The News
US President Donald Trump’s scorched-earth trade policy is driving sharp downgrades in US growth prospects — and upgrades for the country’s rivals.
Goldman Sachs drastically cut its growth forecast for US GDP in 2025 from 2.4% to 1.4%, citing “considerably more adverse” trade assumptions, while upgrading the eurozone outlook, thanks to Germany’s unexpectedly aggressive spending plans.

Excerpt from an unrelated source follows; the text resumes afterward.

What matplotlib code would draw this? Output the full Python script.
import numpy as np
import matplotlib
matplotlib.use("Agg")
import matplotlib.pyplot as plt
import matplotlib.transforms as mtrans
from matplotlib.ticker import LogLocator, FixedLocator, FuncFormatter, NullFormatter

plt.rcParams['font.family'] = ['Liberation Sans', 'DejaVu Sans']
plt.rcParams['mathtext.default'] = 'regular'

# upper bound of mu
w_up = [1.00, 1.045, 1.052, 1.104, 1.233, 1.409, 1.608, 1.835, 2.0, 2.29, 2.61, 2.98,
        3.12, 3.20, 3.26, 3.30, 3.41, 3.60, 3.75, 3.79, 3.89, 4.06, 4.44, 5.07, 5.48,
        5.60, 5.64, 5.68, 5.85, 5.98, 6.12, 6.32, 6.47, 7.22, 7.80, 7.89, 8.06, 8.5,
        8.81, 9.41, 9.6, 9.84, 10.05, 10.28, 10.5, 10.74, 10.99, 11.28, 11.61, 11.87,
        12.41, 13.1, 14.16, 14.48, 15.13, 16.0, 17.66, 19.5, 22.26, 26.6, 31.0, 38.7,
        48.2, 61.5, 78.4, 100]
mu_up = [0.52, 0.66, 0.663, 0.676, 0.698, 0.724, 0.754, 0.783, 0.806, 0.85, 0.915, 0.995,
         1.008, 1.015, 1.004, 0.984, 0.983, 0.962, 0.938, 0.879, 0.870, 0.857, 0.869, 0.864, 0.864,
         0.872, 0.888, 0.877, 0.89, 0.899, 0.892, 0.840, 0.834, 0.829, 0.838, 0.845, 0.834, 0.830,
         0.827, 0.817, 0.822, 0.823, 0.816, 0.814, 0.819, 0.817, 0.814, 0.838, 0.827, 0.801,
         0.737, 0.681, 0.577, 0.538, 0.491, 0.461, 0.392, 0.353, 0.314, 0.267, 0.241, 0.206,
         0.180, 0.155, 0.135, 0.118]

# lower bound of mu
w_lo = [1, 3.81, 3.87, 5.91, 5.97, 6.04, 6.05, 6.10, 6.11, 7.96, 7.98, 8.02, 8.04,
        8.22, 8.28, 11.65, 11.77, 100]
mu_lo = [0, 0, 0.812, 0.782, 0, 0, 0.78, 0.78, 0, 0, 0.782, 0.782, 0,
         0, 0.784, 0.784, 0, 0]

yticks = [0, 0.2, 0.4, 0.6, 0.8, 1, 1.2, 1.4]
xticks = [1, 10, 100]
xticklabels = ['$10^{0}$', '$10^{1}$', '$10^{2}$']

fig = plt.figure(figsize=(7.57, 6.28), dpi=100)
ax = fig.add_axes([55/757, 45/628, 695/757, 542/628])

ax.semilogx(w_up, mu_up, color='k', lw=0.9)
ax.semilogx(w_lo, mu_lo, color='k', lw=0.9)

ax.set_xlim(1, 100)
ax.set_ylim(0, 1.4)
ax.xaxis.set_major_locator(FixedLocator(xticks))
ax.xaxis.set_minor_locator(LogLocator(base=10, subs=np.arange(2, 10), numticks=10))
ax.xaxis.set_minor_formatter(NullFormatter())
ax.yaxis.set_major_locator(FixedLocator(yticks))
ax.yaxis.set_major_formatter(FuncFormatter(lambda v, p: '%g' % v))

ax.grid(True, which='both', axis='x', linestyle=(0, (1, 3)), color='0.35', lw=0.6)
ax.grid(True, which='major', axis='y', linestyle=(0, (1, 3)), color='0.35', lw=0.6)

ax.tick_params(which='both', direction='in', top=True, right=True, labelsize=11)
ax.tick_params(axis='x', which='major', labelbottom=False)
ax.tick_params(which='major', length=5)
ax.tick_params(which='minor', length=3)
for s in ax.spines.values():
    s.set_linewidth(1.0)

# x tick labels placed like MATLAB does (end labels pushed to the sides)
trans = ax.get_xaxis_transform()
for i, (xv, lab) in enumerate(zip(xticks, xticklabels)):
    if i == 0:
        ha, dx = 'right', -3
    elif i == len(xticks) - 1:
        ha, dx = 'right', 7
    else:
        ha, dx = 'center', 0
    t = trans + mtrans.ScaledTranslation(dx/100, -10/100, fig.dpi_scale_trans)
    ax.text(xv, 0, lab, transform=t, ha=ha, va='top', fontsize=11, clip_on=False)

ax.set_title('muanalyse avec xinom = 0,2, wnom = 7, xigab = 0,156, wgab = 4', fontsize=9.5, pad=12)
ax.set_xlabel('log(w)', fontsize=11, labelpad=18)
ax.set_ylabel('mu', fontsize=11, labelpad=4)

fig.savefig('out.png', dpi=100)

Other investment banks were similarly pessimistic: Morgan Stanley lowered its US growth projections, JP Morgan cut its first-quarter GDP estimate, and Citi downgraded its forecast for American equities and upgraded its China outlook, arguing that “American exceptionalism is at least pausing.”

SIGNALS
Trump’s trade war may do long-term harm to US economic standing
The possibility of a trade war with the US has “ceased to be an economically existential threat” for many of the country’s allies: Many could start to de-risk from the US if they decide that losing cheap access to North America isn’t worth the cost of dealing with Trump or a similarly inclined future president, a sanctions expert wrote in Foreign Affairs. And because Trump has, so far, taken a relatively softer tariff approach to China than he had previously threatened, international efforts to diversify global supply chains away from Beijing could be derailed, an Indo-Pacific expert argued in The Interpreter.
Trump’s reversals could stave off recession — but uncertainty is its own problem
US Commerce Secretary Howard Lutnick has sought to downplay Donald Trump’s refusal to say whether the country is heading into a recession, and many economists think that it remains unlikely, at least in the short-term, The New York Times reported. This is partly because many of Trump’s most eye-catching pledges — tariffs, deportations, and slashing the federal workforce — have been either delayed or rolled back. Uncertainty causes its own problems, however: “Things just stop. Business confidence is muted, employment is muted, and capital spending is put on hold,” one economist said. The challenge for policymakers and investors “is to sift the uncertainty from the noise,” The Spectator argued.